Exercise details:
Up to and including the line with "0.0253, 0.0254, 0.0253];", reproduce the listing below exactly, beginning at its first line.

Supplied information:
::::::::

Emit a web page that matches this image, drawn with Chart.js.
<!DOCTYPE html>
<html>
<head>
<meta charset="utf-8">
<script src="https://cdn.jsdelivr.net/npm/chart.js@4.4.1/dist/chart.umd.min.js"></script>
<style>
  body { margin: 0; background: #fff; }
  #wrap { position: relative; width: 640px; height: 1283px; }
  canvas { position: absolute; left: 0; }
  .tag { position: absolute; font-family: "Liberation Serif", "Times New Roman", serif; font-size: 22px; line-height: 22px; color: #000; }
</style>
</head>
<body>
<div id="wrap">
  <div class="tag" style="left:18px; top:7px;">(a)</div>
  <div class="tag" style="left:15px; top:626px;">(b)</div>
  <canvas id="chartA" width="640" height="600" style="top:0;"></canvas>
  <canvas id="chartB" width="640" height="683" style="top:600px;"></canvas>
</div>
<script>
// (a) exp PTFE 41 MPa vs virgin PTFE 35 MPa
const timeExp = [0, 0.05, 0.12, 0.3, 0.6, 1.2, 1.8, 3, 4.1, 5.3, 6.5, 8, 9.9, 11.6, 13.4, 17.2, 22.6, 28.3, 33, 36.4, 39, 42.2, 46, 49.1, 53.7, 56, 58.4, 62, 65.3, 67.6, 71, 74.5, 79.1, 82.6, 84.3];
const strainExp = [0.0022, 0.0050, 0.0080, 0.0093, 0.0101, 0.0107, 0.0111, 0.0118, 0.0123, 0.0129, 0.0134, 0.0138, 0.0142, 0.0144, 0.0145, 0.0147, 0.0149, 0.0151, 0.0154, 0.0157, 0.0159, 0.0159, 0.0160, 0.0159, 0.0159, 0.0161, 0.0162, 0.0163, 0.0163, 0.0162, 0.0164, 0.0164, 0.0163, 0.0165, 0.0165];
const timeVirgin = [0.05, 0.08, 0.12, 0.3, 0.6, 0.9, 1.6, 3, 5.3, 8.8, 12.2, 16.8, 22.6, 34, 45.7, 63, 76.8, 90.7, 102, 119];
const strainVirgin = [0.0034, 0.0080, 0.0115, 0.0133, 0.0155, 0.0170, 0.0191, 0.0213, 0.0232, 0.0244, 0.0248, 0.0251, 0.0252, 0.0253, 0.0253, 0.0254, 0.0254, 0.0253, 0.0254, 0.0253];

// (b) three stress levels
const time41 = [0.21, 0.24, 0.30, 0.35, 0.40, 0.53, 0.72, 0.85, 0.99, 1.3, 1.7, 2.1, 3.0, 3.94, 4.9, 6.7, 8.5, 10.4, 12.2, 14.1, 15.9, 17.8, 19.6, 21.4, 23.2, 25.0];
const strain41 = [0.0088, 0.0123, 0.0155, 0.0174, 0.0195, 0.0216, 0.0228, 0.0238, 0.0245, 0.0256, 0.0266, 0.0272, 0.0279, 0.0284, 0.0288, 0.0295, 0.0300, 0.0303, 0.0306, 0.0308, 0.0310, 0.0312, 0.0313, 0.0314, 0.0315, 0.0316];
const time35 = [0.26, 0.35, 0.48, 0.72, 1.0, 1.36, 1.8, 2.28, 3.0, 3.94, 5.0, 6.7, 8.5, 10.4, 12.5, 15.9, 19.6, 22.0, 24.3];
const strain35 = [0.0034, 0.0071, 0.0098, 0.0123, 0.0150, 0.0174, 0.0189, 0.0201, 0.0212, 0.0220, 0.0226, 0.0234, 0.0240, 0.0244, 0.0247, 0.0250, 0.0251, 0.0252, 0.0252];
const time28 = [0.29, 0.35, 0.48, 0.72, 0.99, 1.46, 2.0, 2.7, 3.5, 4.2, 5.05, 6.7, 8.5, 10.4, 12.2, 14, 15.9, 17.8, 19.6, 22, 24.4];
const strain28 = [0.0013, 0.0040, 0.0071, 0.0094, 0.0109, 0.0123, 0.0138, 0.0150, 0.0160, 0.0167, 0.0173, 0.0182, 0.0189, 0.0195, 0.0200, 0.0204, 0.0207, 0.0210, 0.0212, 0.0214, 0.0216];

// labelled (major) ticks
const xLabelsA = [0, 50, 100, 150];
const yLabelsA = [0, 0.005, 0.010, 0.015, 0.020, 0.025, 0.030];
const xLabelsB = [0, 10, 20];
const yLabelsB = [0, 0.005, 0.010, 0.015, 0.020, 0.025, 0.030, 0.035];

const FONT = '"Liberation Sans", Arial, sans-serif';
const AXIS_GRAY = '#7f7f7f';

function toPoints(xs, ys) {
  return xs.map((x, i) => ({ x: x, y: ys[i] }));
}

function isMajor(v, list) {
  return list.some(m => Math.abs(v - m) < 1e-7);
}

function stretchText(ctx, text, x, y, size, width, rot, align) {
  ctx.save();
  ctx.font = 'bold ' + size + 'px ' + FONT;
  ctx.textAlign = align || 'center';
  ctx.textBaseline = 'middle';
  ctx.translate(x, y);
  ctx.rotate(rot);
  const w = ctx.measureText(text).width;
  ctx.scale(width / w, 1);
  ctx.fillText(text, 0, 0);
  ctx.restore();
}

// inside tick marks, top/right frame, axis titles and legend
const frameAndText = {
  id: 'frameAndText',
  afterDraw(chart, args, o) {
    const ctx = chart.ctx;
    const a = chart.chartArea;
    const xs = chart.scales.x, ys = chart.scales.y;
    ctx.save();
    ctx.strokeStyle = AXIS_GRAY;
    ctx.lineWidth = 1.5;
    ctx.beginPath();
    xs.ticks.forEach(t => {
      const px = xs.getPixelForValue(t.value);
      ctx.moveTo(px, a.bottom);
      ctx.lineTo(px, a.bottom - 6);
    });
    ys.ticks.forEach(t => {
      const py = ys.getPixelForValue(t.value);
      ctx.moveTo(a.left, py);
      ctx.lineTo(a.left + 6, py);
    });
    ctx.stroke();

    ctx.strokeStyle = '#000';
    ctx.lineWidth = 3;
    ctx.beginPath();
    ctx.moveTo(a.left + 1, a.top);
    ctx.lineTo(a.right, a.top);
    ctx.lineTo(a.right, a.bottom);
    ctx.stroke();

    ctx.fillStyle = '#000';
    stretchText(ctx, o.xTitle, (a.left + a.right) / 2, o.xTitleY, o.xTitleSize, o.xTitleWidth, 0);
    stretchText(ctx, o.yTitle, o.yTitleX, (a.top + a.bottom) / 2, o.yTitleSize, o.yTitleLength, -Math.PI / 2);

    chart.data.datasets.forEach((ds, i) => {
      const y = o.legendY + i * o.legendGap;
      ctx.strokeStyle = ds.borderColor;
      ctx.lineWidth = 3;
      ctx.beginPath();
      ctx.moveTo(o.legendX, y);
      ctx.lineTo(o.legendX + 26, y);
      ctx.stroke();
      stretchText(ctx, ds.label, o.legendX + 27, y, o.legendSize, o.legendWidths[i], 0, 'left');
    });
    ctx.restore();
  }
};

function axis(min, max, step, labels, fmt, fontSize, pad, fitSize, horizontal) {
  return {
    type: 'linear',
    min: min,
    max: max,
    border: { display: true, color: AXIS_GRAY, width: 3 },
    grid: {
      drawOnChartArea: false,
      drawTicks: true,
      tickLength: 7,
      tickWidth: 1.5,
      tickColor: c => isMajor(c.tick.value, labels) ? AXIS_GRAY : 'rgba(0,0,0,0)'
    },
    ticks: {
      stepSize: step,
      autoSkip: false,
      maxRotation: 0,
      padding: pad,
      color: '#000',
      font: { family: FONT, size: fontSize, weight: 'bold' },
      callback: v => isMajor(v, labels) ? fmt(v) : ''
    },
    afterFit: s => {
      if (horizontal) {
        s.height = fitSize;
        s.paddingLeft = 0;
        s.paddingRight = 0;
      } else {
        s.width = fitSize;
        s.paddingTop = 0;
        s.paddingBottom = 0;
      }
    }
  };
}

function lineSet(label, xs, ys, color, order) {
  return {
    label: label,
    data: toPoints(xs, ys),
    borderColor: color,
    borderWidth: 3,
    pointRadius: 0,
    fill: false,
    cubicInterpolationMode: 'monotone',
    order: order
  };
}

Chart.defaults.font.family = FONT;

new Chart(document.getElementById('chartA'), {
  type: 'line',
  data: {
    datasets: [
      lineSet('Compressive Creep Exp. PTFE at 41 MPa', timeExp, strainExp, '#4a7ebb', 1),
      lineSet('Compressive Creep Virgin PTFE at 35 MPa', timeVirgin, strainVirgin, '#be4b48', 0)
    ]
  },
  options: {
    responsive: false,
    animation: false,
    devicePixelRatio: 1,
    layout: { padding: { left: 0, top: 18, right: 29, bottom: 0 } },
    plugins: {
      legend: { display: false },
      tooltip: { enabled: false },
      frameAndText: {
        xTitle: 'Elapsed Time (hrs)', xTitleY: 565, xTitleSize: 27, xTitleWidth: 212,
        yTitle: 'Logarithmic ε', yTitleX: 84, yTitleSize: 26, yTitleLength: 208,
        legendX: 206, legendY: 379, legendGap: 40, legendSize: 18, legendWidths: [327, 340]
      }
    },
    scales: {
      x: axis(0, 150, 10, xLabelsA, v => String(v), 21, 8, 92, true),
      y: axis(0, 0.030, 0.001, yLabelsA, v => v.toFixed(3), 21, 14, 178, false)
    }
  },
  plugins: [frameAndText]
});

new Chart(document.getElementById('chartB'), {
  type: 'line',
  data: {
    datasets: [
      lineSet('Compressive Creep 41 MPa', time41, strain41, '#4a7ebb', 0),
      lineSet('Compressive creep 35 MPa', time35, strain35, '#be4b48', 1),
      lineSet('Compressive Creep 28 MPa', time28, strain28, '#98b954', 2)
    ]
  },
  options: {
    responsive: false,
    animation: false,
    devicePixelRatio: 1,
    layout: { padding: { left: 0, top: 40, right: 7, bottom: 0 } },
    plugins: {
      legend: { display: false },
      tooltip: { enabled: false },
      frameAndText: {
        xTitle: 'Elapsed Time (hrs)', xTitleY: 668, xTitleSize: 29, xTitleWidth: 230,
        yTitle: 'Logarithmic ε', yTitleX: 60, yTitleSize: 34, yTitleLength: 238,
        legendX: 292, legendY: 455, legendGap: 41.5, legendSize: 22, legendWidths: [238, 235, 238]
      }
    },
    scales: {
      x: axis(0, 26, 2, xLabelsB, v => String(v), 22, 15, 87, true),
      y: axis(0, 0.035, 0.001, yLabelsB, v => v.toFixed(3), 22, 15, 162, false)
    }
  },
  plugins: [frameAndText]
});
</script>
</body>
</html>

::::::::

Answer to the problem:
Emit a web page that matches this image, drawn with Chart.js.
<!DOCTYPE html>
<html>
<head>
<meta charset="utf-8">
<script src="https://cdn.jsdelivr.net/npm/chart.js@4.4.1/dist/chart.umd.min.js"></script>
<style>
  body { margin: 0; background: #fff; }
  #wrap { position: relative; width: 640px; height: 1283px; }
  canvas { position: absolute; left: 0; }
  .tag { position: absolute; font-family: "Liberation Serif", "Times New Roman", serif; font-size: 22px; line-height: 22px; color: #000; }
</style>
</head>
<body>
<div id="wrap">
  <div class="tag" style="left:18px; top:7px;">(a)</div>
  <div class="tag" style="left:15px; top:626px;">(b)</div>
  <canvas id="chartA" width="640" height="600" style="top:0;"></canvas>
  <canvas id="chartB" width="640" height="683" style="top:600px;"></canvas>
</div>
<script>
// (a) exp PTFE 41 MPa vs virgin PTFE 35 MPa
const timeExp = [0, 0.05, 0.12, 0.3, 0.6, 1.2, 1.8, 3, 4.1, 5.3, 6.5, 8, 9.9, 11.6, 13.4, 17.2, 22.6, 28.3, 33, 36.4, 39, 42.2, 46, 49.1, 53.7, 56, 58.4, 62, 65.3, 67.6, 71, 74.5, 79.1, 82.6, 84.3];
const strainExp = [0.0022, 0.0050, 0.0080, 0.0093, 0.0101, 0.0107, 0.0111, 0.0118, 0.0123, 0.0129, 0.0134, 0.0138, 0.0142, 0.0144, 0.0145, 0.0147, 0.0149, 0.0151, 0.0154, 0.0157, 0.0159, 0.0159, 0.0160, 0.0159, 0.0159, 0.0161, 0.0162, 0.0163, 0.0163, 0.0162, 0.0164, 0.0164, 0.0163, 0.0165, 0.0165];
const timeVirgin = [0.05, 0.08, 0.12, 0.3, 0.6, 0.9, 1.6, 3, 5.3, 8.8, 12.2, 16.8, 22.6, 34, 45.7, 63, 76.8, 90.7, 102, 119];
const strainVirgin = [0.0034, 0.0080, 0.0115, 0.0133, 0.0155, 0.0170, 0.0191, 0.0213, 0.0232, 0.0244, 0.0248, 0.0251, 0.0252, 0.0253, 0.0253, 0.0254, 0.0254, 0.0253, 0.0254, 0.0253];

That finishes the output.